Scanning and Text Recognition (OCR)

Paper documents can be added to M-Files by using a network scanner or a local scanner. For more information on network scanning, refer to Scanner Sources. When using local scanning, the scanner must be directly connected to the computer that is used to add the scanned file to M-Files. The scanning functions can be accessed by pressing the Alt key and then opening the Operations menu.

Note: Scanner integration in M-Files Desktop uses the TWAIN and WIA technologies. Only scanners that can be equipped with a TWAIN or WIA driver are supported.

If the M-Files OCR (optical character recognition) module is enabled, M-Files suggests that the scanned file can be converted to a searchable PDF by character recognition once the scanning is completed. You can activate the character recognition or ignore it. You can also define advanced settings for the character recognition.

Note: The M-Files OCR module is an M-Files add-on product available for extra fee. It can be activated with a license code. For more information, see Enabling the M-Files OCR Module and Managing Server Licenses. M-Files uses an OCR engine offered by IRIS. For the M-Files OCR module purchase inquiries, please contact our sales team at [email protected].

You can convert an image file to a searchable PDF as well. The optical character recognition is performed on the image file to enable full-text searching across the file. After the conversion, you can find, for example, a contract document converted from an image by performing a search using the names of the contracting parties or any other text included in the original image file.

M-Files also automatically suggests the character recognition if you drag an image file to M-Files, provided that you have the M-Files OCR module installed. M-Files does not suggest the character recognition for PDF files, because performing the optical character recognition on an already searchable PDF reduces the quality and increases the size of the PDF file. You must convert non-searchable PDF files into searchable PDF files manually via the context menu of the PDF file.

Optical character recognition can be performed on the following file formats:
  • TIF
  • TIFF
  • JPG
  • JPEG
  • BMP
  • PNG
  • PDF
TIFF files using an alpha channel or JPEG compression are not supported.
Note: If text recognition is performed on an image file which was not saved and returned to M-Files, the file will only be saved as a PDF. Otherwise, the original image file can be found in the document version history.

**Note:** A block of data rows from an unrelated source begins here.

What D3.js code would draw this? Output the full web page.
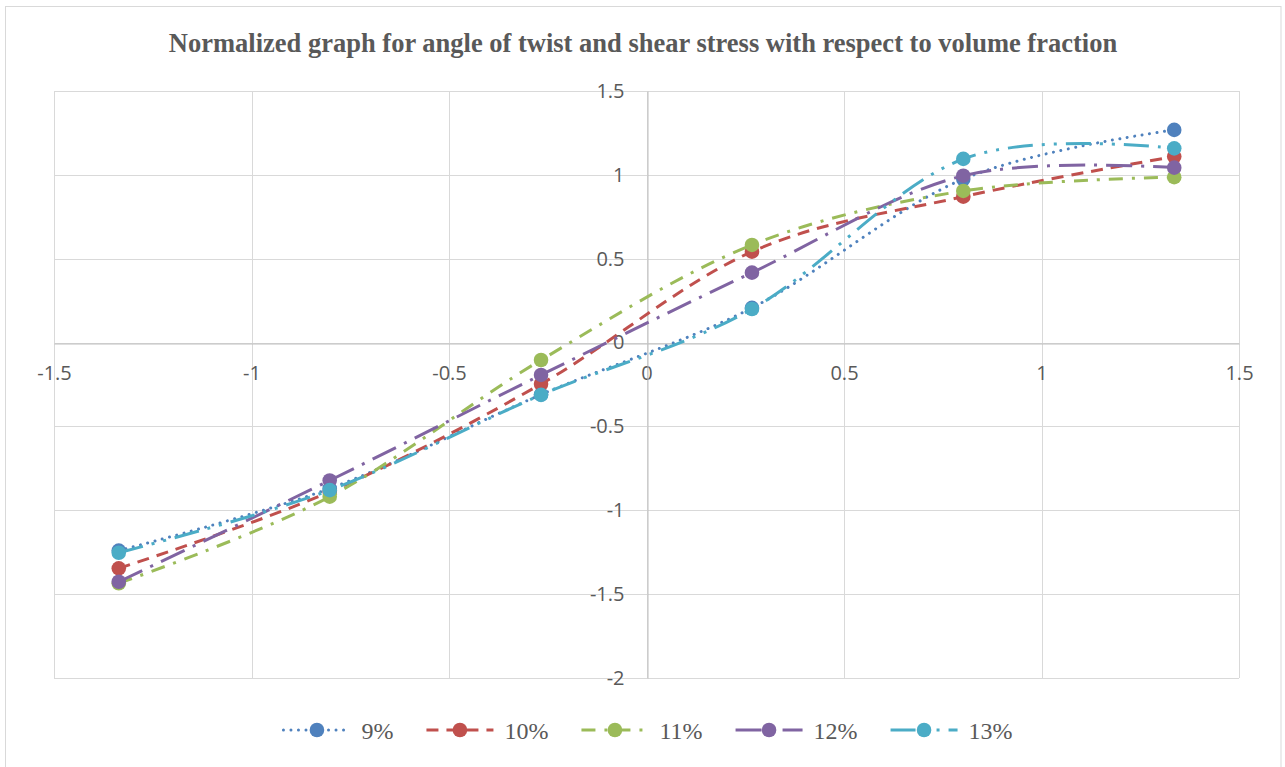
<!DOCTYPE html>
<html>
<head>
<meta charset="utf-8">
<script src="https://cdn.jsdelivr.net/npm/d3@7"></script>
<style>
  body { margin: 0; background: #fff; }
  svg { display: block; }
</style>
</head>
<body>
<div id="chart"></div>
<script>
// normalized volume fraction (shared x for every series)
const xValues = [-1.336, -0.802, -0.267, 0.267, 0.802, 1.336]

const seriesNames = ['9%', '10%', '11%', '12%', '13%']
const values9 = [-1.240, -0.870, -0.310, 0.207, 0.975, 1.268]
const values10 = [-1.346, -0.890, -0.247, 0.542, 0.870, 1.109]
const values11 = [-1.435, -0.919, -0.104, 0.582, 0.904, 0.986]
const values12 = [-1.426, -0.822, -0.193, 0.417, 0.995, 1.043]
const values13 = [-1.253, -0.880, -0.312, 0.200, 1.095, 1.158]

const xTicks = [-1.5, -1, -0.5, 0, 0.5, 1, 1.5]
const yTicks = [-2, -1.5, -1, -0.5, 0, 0.5, 1, 1.5]

const title = 'Normalized graph for angle of twist and shear stress with respect to volume fraction'

const colors = ['#4F81BD', '#C0504D', '#9BBB59', '#8064A2', '#4BACC6']
const dashes = ['0.01 7.5', '12 8', '14 9 3 9', '26 9 3 9', '25 9 3 9 3 9']
const caps = ['round', 'butt', 'butt', 'butt', 'butt']

const series = [values9, values10, values11, values12, values13].map(function (vals, i) {
  return { name: seriesNames[i], points: vals.map(function (v, j) { return { x: xValues[j], y: v } }) }
})

const W = 1285
const H = 767
const plot = { left: 54, right: 1239, top: 91, bottom: 678 }

const svg = d3.select('#chart')
  .append('svg')
  .attr('width', W)
  .attr('height', H)

svg.append('rect')
  .attr('x', 5.5)
  .attr('y', 6.5)
  .attr('width', 1275.5)
  .attr('height', H)
  .attr('fill', '#fff')
  .attr('stroke', '#D9D9D9')
  .attr('stroke-width', 1)

svg.append('text')
  .attr('x', 643)
  .attr('y', 52)
  .attr('text-anchor', 'middle')
  .attr('font-family', '"Liberation Serif", "Times New Roman", serif')
  .attr('font-weight', 'bold')
  .attr('font-size', 26.5)
  .attr('fill', '#595959')
  .text(title)

const x = d3.scaleLinear().domain([-1.5, 1.5]).range([plot.left, plot.right])
const y = d3.scaleLinear().domain([-2, 1.5]).range([plot.bottom, plot.top])

// gridlines
svg.append('g')
  .selectAll('line')
  .data(xTicks)
  .join('line')
  .attr('x1', function (d) { return Math.round(x(d)) + 0.5 })
  .attr('x2', function (d) { return Math.round(x(d)) + 0.5 })
  .attr('y1', plot.top)
  .attr('y2', plot.bottom)
  .attr('stroke', '#D9D9D9')

svg.append('g')
  .selectAll('line')
  .data(yTicks)
  .join('line')
  .attr('y1', function (d) { return Math.round(y(d)) + 0.5 })
  .attr('y2', function (d) { return Math.round(y(d)) + 0.5 })
  .attr('x1', plot.left)
  .attr('x2', plot.right)
  .attr('stroke', '#D9D9D9')

// axes cross at zero
const xAxis = svg.append('g')
  .attr('transform', 'translate(0,' + (Math.round(y(0)) + 0.5) + ')')
  .call(d3.axisBottom(x).tickValues(xTicks).tickSize(0).tickPadding(22).tickFormat(d3.format('')))
const yAxis = svg.append('g')
  .attr('transform', 'translate(' + (Math.round(x(0)) + 0.5) + ',0)')
  .call(d3.axisLeft(y).tickValues(yTicks).tickSize(0).tickPadding(23).tickFormat(d3.format('')))

;[xAxis, yAxis].forEach(function (a) {
  a.select('.domain').attr('stroke', '#BFBFBF').attr('stroke-width', 1)
  a.selectAll('text')
    .attr('font-family', '"Open Sans", sans-serif')
    .attr('font-size', 20)
    .attr('fill', '#595959')
})
xAxis.selectAll('.tick text').text(function (d) { return d < 0 ? '-' + Math.abs(d) : d })
yAxis.selectAll('.tick text').text(function (d) { return d < 0 ? '-' + Math.abs(d) : d })

const line = d3.line()
  .x(function (d) { return x(d.x) })
  .y(function (d) { return y(d.y) })
  .curve(d3.curveCardinal.tension(0))

series.forEach(function (s, i) {
  const g = svg.append('g')
  g.append('path')
    .datum(s.points)
    .attr('fill', 'none')
    .attr('stroke', colors[i])
    .attr('stroke-width', 3)
    .attr('stroke-dasharray', dashes[i])
    .attr('stroke-linecap', caps[i])
    .attr('d', line)
  g.selectAll('circle')
    .data(s.points)
    .join('circle')
    .attr('cx', function (d) { return x(d.x) })
    .attr('cy', function (d) { return y(d.y) })
    .attr('r', 7.3)
    .attr('fill', colors[i])
})

// legend
const legend = svg.append('g')
let lx = 0
series.forEach(function (s, i) {
  const item = legend.append('g').attr('transform', 'translate(' + lx + ',0)')
  item.append('line')
    .attr('x1', 0)
    .attr('x2', 67)
    .attr('stroke', colors[i])
    .attr('stroke-width', 3)
    .attr('stroke-dasharray', dashes[i])
    .attr('stroke-linecap', caps[i])
  item.append('circle')
    .attr('cx', 33.5)
    .attr('r', 7.3)
    .attr('fill', colors[i])
  const t = item.append('text')
    .attr('x', 78)
    .attr('y', 8.5)
    .attr('font-family', '"Liberation Serif", "Times New Roman", serif')
    .attr('font-size', 24)
    .attr('fill', '#595959')
    .text(s.name)
  lx += 78 + t.node().getComputedTextLength() + 33
})
const legendWidth = lx - 33
legend.attr('transform', 'translate(' + (648 - legendWidth / 2) + ',730)')
</script>
</body>
</html>
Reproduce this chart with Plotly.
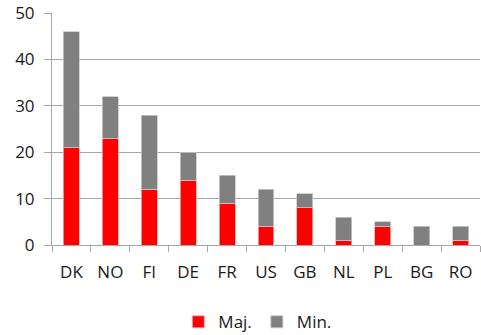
import plotly.graph_objects as go

countries = ["DK", "NO", "FI", "DE", "FR", "US", "GB", "NL", "PL", "BG", "RO"]
maj = [21, 23, 12, 14, 9, 4, 8, 1, 4, 0, 1]
minor = [25, 9, 16, 6, 6, 8, 3, 5, 1, 4, 3]
y_ticks = [0, 10, 20, 30, 40, 50]

fig = go.Figure()
fig.add_trace(go.Bar(x=countries, y=maj, name="Maj.", marker_color="#ff0000",
                     marker_line=dict(color="#f4b0b0", width=0.8)))
fig.add_trace(go.Bar(x=countries, y=minor, name="Min.", marker_color="#808080",
                     marker_line=dict(color="#c8c8c8", width=0.8)))

fig.update_layout(
    barmode="stack",
    bargap=0.59,
    width=481, height=335,
    margin=dict(l=52, r=1, t=13, b=90, autoexpand=False),
    plot_bgcolor="white", paper_bgcolor="white",
    font=dict(family="Open Sans", size=17, color="#1a1a1a"),
    showlegend=True,
    legend=dict(orientation="h", x=0.535, xref="container", xanchor="center",
                y=0.038, yref="container", yanchor="middle",
                font=dict(size=17), itemwidth=30, traceorder="normal"),
)
fig.update_xaxes(
    automargin=False,
    showline=True, linecolor="#a6a6a6", linewidth=1,
    ticks="outside", tickson="boundaries", ticklen=6, tickcolor="#a6a6a6",
    tickfont=dict(size=17), ticklabelstandoff=12, showgrid=False,
)
fig.update_yaxes(
    automargin=False,
    range=[0, 50], tickvals=y_ticks,
    showline=True, linecolor="#a6a6a6", linewidth=1,
    ticks="outside", ticklen=7, tickcolor="#a6a6a6",
    showgrid=True, gridcolor="#a6a6a6", gridwidth=1,
    tickfont=dict(size=17), ticklabelstandoff=6, zeroline=False,
)

fig.write_html("out.html")
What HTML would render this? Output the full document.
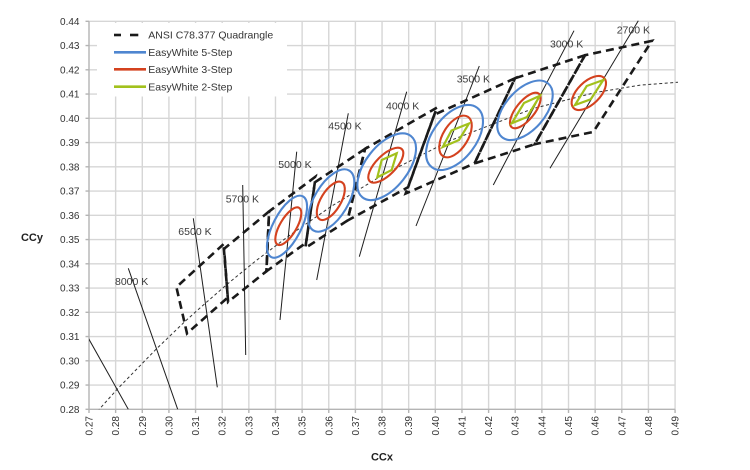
<!DOCTYPE html>
<html>
<head>
<meta charset="utf-8">
<style>
  html, body { margin: 0; padding: 0; background: #ffffff; }
  body { width: 750px; height: 470px; overflow: hidden; }
  svg { display: block; font-family: "Liberation Sans", Arial, sans-serif; }
</style>
</head>
<body>
<svg width="750" height="470" viewBox="0 0 750 470" xmlns="http://www.w3.org/2000/svg">
  <defs>
    <clipPath id="plot">
      <rect x="89" y="20" width="589" height="389.3"/>
    </clipPath>
  </defs>
  <rect x="0" y="0" width="750" height="470" fill="#ffffff"/>

  <!-- grid -->
  <g stroke="#d6d6d6" stroke-width="1.4" fill="none">
    <line x1="89" y1="21.3" x2="675.1" y2="21.3"/>
    <line x1="89" y1="45.55" x2="675.1" y2="45.55"/>
    <line x1="89" y1="69.8" x2="675.1" y2="69.8"/>
    <line x1="89" y1="94.05" x2="675.1" y2="94.05"/>
    <line x1="89" y1="118.3" x2="675.1" y2="118.3"/>
    <line x1="89" y1="142.55" x2="675.1" y2="142.55"/>
    <line x1="89" y1="166.8" x2="675.1" y2="166.8"/>
    <line x1="89" y1="191.05" x2="675.1" y2="191.05"/>
    <line x1="89" y1="215.3" x2="675.1" y2="215.3"/>
    <line x1="89" y1="239.55" x2="675.1" y2="239.55"/>
    <line x1="89" y1="263.8" x2="675.1" y2="263.8"/>
    <line x1="89" y1="288.05" x2="675.1" y2="288.05"/>
    <line x1="89" y1="312.3" x2="675.1" y2="312.3"/>
    <line x1="89" y1="336.55" x2="675.1" y2="336.55"/>
    <line x1="89" y1="360.8" x2="675.1" y2="360.8"/>
    <line x1="89" y1="385.05" x2="675.1" y2="385.05"/>

    <line x1="115.64" y1="21.3" x2="115.64" y2="409.3"/>
    <line x1="142.28" y1="21.3" x2="142.28" y2="409.3"/>
    <line x1="168.92" y1="21.3" x2="168.92" y2="409.3"/>
    <line x1="195.56" y1="21.3" x2="195.56" y2="409.3"/>
    <line x1="222.2" y1="21.3" x2="222.2" y2="409.3"/>
    <line x1="248.84" y1="21.3" x2="248.84" y2="409.3"/>
    <line x1="275.48" y1="21.3" x2="275.48" y2="409.3"/>
    <line x1="302.12" y1="21.3" x2="302.12" y2="409.3"/>
    <line x1="328.76" y1="21.3" x2="328.76" y2="409.3"/>
    <line x1="355.4" y1="21.3" x2="355.4" y2="409.3"/>
    <line x1="382.04" y1="21.3" x2="382.04" y2="409.3"/>
    <line x1="408.68" y1="21.3" x2="408.68" y2="409.3"/>
    <line x1="435.32" y1="21.3" x2="435.32" y2="409.3"/>
    <line x1="461.96" y1="21.3" x2="461.96" y2="409.3"/>
    <line x1="488.6" y1="21.3" x2="488.6" y2="409.3"/>
    <line x1="515.24" y1="21.3" x2="515.24" y2="409.3"/>
    <line x1="541.88" y1="21.3" x2="541.88" y2="409.3"/>
    <line x1="568.52" y1="21.3" x2="568.52" y2="409.3"/>
    <line x1="595.16" y1="21.3" x2="595.16" y2="409.3"/>
    <line x1="621.8" y1="21.3" x2="621.8" y2="409.3"/>
    <line x1="648.44" y1="21.3" x2="648.44" y2="409.3"/>
    <line x1="675.08" y1="21.3" x2="675.08" y2="409.3"/>
  </g>

  <!-- axes -->
  <g stroke="#b4b4b4" stroke-width="1.4" fill="none">
    <line x1="89" y1="21.3" x2="89" y2="409.3"/>
    <line x1="89" y1="409.3" x2="675.1" y2="409.3"/>
    <!-- y ticks -->
    <line x1="85.5" y1="21.3" x2="89" y2="21.3"/>
    <line x1="85.5" y1="45.55" x2="89" y2="45.55"/>
    <line x1="85.5" y1="69.8" x2="89" y2="69.8"/>
    <line x1="85.5" y1="94.05" x2="89" y2="94.05"/>
    <line x1="85.5" y1="118.3" x2="89" y2="118.3"/>
    <line x1="85.5" y1="142.55" x2="89" y2="142.55"/>
    <line x1="85.5" y1="166.8" x2="89" y2="166.8"/>
    <line x1="85.5" y1="191.05" x2="89" y2="191.05"/>
    <line x1="85.5" y1="215.3" x2="89" y2="215.3"/>
    <line x1="85.5" y1="239.55" x2="89" y2="239.55"/>
    <line x1="85.5" y1="263.8" x2="89" y2="263.8"/>
    <line x1="85.5" y1="288.05" x2="89" y2="288.05"/>
    <line x1="85.5" y1="312.3" x2="89" y2="312.3"/>
    <line x1="85.5" y1="336.55" x2="89" y2="336.55"/>
    <line x1="85.5" y1="360.8" x2="89" y2="360.8"/>
    <line x1="85.5" y1="385.05" x2="89" y2="385.05"/>
    <line x1="85.5" y1="409.3" x2="89" y2="409.3"/>
    <!-- x ticks -->
    <line x1="89" y1="409.3" x2="89" y2="413"/>
    <line x1="115.64" y1="409.3" x2="115.64" y2="413"/>
    <line x1="142.28" y1="409.3" x2="142.28" y2="413"/>
    <line x1="168.92" y1="409.3" x2="168.92" y2="413"/>
    <line x1="195.56" y1="409.3" x2="195.56" y2="413"/>
    <line x1="222.2" y1="409.3" x2="222.2" y2="413"/>
    <line x1="248.84" y1="409.3" x2="248.84" y2="413"/>
    <line x1="275.48" y1="409.3" x2="275.48" y2="413"/>
    <line x1="302.12" y1="409.3" x2="302.12" y2="413"/>
    <line x1="328.76" y1="409.3" x2="328.76" y2="413"/>
    <line x1="355.4" y1="409.3" x2="355.4" y2="413"/>
    <line x1="382.04" y1="409.3" x2="382.04" y2="413"/>
    <line x1="408.68" y1="409.3" x2="408.68" y2="413"/>
    <line x1="435.32" y1="409.3" x2="435.32" y2="413"/>
    <line x1="461.96" y1="409.3" x2="461.96" y2="413"/>
    <line x1="488.6" y1="409.3" x2="488.6" y2="413"/>
    <line x1="515.24" y1="409.3" x2="515.24" y2="413"/>
    <line x1="541.88" y1="409.3" x2="541.88" y2="413"/>
    <line x1="568.52" y1="409.3" x2="568.52" y2="413"/>
    <line x1="595.16" y1="409.3" x2="595.16" y2="413"/>
    <line x1="621.8" y1="409.3" x2="621.8" y2="413"/>
    <line x1="648.44" y1="409.3" x2="648.44" y2="413"/>
    <line x1="675.08" y1="409.3" x2="675.08" y2="413"/>
  </g>

  <!-- y tick labels -->
  <g font-size="10" fill="#333333" text-anchor="end">
    <text x="79.5" y="24.8">0.44</text>
    <text x="79.5" y="49.05">0.43</text>
    <text x="79.5" y="73.3">0.42</text>
    <text x="79.5" y="97.55">0.41</text>
    <text x="79.5" y="121.8">0.40</text>
    <text x="79.5" y="146.05">0.39</text>
    <text x="79.5" y="170.3">0.38</text>
    <text x="79.5" y="194.55">0.37</text>
    <text x="79.5" y="218.8">0.36</text>
    <text x="79.5" y="243.05">0.35</text>
    <text x="79.5" y="267.3">0.34</text>
    <text x="79.5" y="291.55">0.33</text>
    <text x="79.5" y="315.8">0.32</text>
    <text x="79.5" y="340.05">0.31</text>
    <text x="79.5" y="364.3">0.30</text>
    <text x="79.5" y="388.55">0.29</text>
    <text x="79.5" y="412.8">0.28</text>
  </g>

  <!-- x tick labels (rotated) -->
  <g font-size="10" fill="#333333" text-anchor="end">
    <text transform="translate(92.5,416) rotate(-90)">0.27</text>
    <text transform="translate(119.14,416) rotate(-90)">0.28</text>
    <text transform="translate(145.78,416) rotate(-90)">0.29</text>
    <text transform="translate(172.42,416) rotate(-90)">0.30</text>
    <text transform="translate(199.06,416) rotate(-90)">0.31</text>
    <text transform="translate(225.7,416) rotate(-90)">0.32</text>
    <text transform="translate(252.34,416) rotate(-90)">0.33</text>
    <text transform="translate(278.98,416) rotate(-90)">0.34</text>
    <text transform="translate(305.62,416) rotate(-90)">0.35</text>
    <text transform="translate(332.26,416) rotate(-90)">0.36</text>
    <text transform="translate(358.9,416) rotate(-90)">0.37</text>
    <text transform="translate(385.54,416) rotate(-90)">0.38</text>
    <text transform="translate(412.18,416) rotate(-90)">0.39</text>
    <text transform="translate(438.82,416) rotate(-90)">0.40</text>
    <text transform="translate(465.46,416) rotate(-90)">0.41</text>
    <text transform="translate(492.1,416) rotate(-90)">0.42</text>
    <text transform="translate(518.74,416) rotate(-90)">0.43</text>
    <text transform="translate(545.38,416) rotate(-90)">0.44</text>
    <text transform="translate(572.02,416) rotate(-90)">0.45</text>
    <text transform="translate(598.66,416) rotate(-90)">0.46</text>
    <text transform="translate(625.3,416) rotate(-90)">0.47</text>
    <text transform="translate(651.94,416) rotate(-90)">0.48</text>
    <text transform="translate(678.58,416) rotate(-90)">0.49</text>
  </g>

  <!-- axis titles -->
  <text x="382" y="460.5" font-size="11" font-weight="bold" fill="#222" text-anchor="middle">CCx</text>
  <text x="32" y="241" font-size="11" font-weight="bold" fill="#222" text-anchor="middle">CCy</text>

  <g clip-path="url(#plot)">
    <!-- Planckian locus -->
    <polyline fill="none" stroke="#333" stroke-width="1" stroke-dasharray="3 2.5"
      points="93.8,415.4 117.5,388.9 156.1,349.2 186,320.5 204.9,303.6 227.8,283.7 255.5,261.1 289.1,235.7 330.9,206.6 383.4,174.6 449.4,140.9 533.6,108.4 594.9,92.6 640.4,85.1 689.2,81.4"/>

    <!-- isotemperature lines -->
    <g stroke="#1e1e1e" stroke-width="1" fill="none">
      <line x1="80" y1="323.3" x2="128.3" y2="409.3"/>
      <line x1="128.3" y1="268.3" x2="177.7" y2="409.3"/>
      <line x1="193.3" y1="218.3" x2="217.3" y2="387.3"/>
      <line x1="242.7" y1="185" x2="245.7" y2="355"/>
      <line x1="296.7" y1="151.7" x2="280" y2="320"/>
      <line x1="348.3" y1="113.3" x2="316.7" y2="280"/>
      <line x1="406.7" y1="91.7" x2="359.3" y2="256.7"/>
      <line x1="479.3" y1="66" x2="416" y2="226"/>
      <line x1="574" y1="30.7" x2="493.3" y2="185"/>
      <line x1="638.3" y1="20.7" x2="550" y2="168.3"/>
    </g>
  </g>

  <!-- ANSI quadrangles -->
  <g fill="none" stroke="#1a1a1a" stroke-width="2.6" stroke-dasharray="8 5">
    <path d="M651.9,40.9 L585,55.2 L534.7,144.2 L593.3,131.9 Z"/>
    <path d="M585,55.2 L515,78.3 L474.5,163.4 L534.7,144.2 Z"/>
    <path d="M515,78.3 L434.3,114.7 L405.7,193.5 L474.5,163.4 Z"/>
    <path d="M436.9,107.6 L365,148.9 L347.4,220.6 L408.1,187.2 Z"/>
    <path d="M365,148.9 L314.9,182.3 L305.3,248 L347.4,220.6 Z"/>
    <path d="M315.7,176.5 L269.1,211.4 L266.4,271.3 L306.1,242.7 Z"/>
    <path d="M269.1,211.4 L224.1,248.8 L228.1,301.9 L266.4,271.3 Z"/>
    <path d="M223.5,244.2 L176.4,287.1 L187,333.4 L227.8,297.5 Z"/>
  </g>

  <!-- EasyWhite 5-step (blue) -->
  <g fill="none" stroke="#4f86d0" stroke-width="2.1">
    <ellipse cx="287" cy="226.7" rx="34.2" ry="13.9" transform="rotate(-62.5 287 226.7)"/>
    <ellipse cx="331.3" cy="200.5" rx="34.9" ry="16.8" transform="rotate(-59.1 331.3 200.5)"/>
    <ellipse cx="386.7" cy="166.7" rx="39.1" ry="21" transform="rotate(-51.7 386.7 166.7)"/>
    <ellipse cx="454.5" cy="137.5" rx="37.4" ry="21.6" transform="rotate(-52.6 454.5 137.5)"/>
    <ellipse cx="525" cy="110.3" rx="35.4" ry="19.9" transform="rotate(-48.9 525 110.3)"/>
  </g>

  <!-- EasyWhite 3-step (red) -->
  <g fill="none" stroke="#d4421f" stroke-width="2.1">
    <ellipse cx="288.3" cy="226.2" rx="21.3" ry="8.3" transform="rotate(-59.4 288.3 226.2)"/>
    <ellipse cx="330.8" cy="200.8" rx="21.6" ry="9.9" transform="rotate(-58.9 330.8 200.8)"/>
    <ellipse cx="385.8" cy="165.2" rx="22.7" ry="9.8" transform="rotate(-45 385.8 165.2)"/>
    <ellipse cx="455.5" cy="136.5" rx="23.3" ry="12.4" transform="rotate(-57.9 455.5 136.5)"/>
    <ellipse cx="525.3" cy="110.5" rx="21.6" ry="9.2" transform="rotate(-51.2 525.3 110.5)"/>
    <ellipse cx="588.8" cy="93" rx="21.4" ry="11.2" transform="rotate(-44.4 588.8 93)"/>
  </g>

  <!-- EasyWhite 2-step (green) -->
  <g fill="none" stroke="#a2c11c" stroke-width="2.2" stroke-linejoin="miter">
    <path d="M396.7,153.3 L381.7,160 L377.3,177.3 L391.7,170 Z"/>
    <path d="M469,123.5 L451.5,130.5 L442.7,147 L459,140 Z"/>
    <path d="M540,95.7 L524,103 L511.7,123.3 L527,117 Z"/>
    <path d="M603.3,80 L586.7,86 L575,105 L590.7,99.3 Z"/>
  </g>

  <!-- CCT labels -->
  <g font-size="10.5" fill="#3a3a3a">
    <text x="115" y="285">8000 K</text>
    <text x="178.3" y="235">6500 K</text>
    <text x="225.7" y="202.3">5700 K</text>
    <text x="278.3" y="168">5000 K</text>
    <text x="328.3" y="129.3">4500 K</text>
    <text x="386" y="109.3">4000 K</text>
    <text x="456.7" y="82.3">3500 K</text>
    <text x="550" y="47.3">3000 K</text>
    <text x="616.7" y="33.3">2700 K</text>
  </g>

  <!-- legend -->
  <rect x="97" y="23" width="190" height="73.5" fill="#ffffff"/>
  <g stroke-width="2.6">
    <line x1="114" y1="35" x2="121" y2="35" stroke="#1a1a1a"/>
    <line x1="130" y1="35" x2="138.3" y2="35" stroke="#1a1a1a"/>
    <line x1="114" y1="52.3" x2="146" y2="52.3" stroke="#4f86d0"/>
    <line x1="114" y1="69.3" x2="146" y2="69.3" stroke="#d4421f"/>
    <line x1="114" y1="86.7" x2="146" y2="86.7" stroke="#a2c11c"/>
  </g>
  <g font-size="10.5" fill="#333333">
    <text x="148.3" y="38.7">ANSI C78.377 Quadrangle</text>
    <text x="148.3" y="56">EasyWhite 5-Step</text>
    <text x="148.3" y="73">EasyWhite 3-Step</text>
    <text x="148.3" y="90.4">EasyWhite 2-Step</text>
  </g>
</svg>
</body>
</html>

Importing Image Files as Searchable PDFs

To import a picture file to the vault as a searchable PDF:
  1. Drag and drop an image file to M-Files.
  2. Optional: In the Conversion to Searchable PDF dialog, check the Use automatic language detection checkbox to set M-Files to automatically detect the document language.
  3. Optional: In the Conversion to Searchable PDF dialog, click Advanced to improve the quality of the text recognition by selecting primary and secondary language options to match the language used in the image.
    Opening the advanced options disables the option to use automatic language detection.
  4. Click Convert to start the conversion.
  5. Once the conversion is complete, the New Document dialog appears. Finish importing the image by filling in the metadata and clicking Create.
The image file is imported to to the vault as a searchable PDF, allowing you to locate it by using the M-Files search functions.

Converting an Image File Stored in M-Files to a Searchable PDF

  1. In M-Files, locate the image file that you want to convert to a searchable PDF.
  2. Right-click the file and select Scanning and Text Recognition (OCR) > Convert to Searchable PDF... from the context menu.
  3. Optional: In the Conversion to Searchable PDF dialog, check the Use automatic language detection checkbox to set M-Files to automatically detect the document language.
  4. Optional: In the Conversion to Searchable PDF dialog, click Advanced to improve the quality of the text recognition by selecting primary and secondary language options to match the language used in the image.
    Opening the advanced options disables the option to use automatic language detection.
  5. Click Convert to start the conversion.
The image file is converted into a searchable PDF and any textual content in the image can be found using the search functions of M-Files.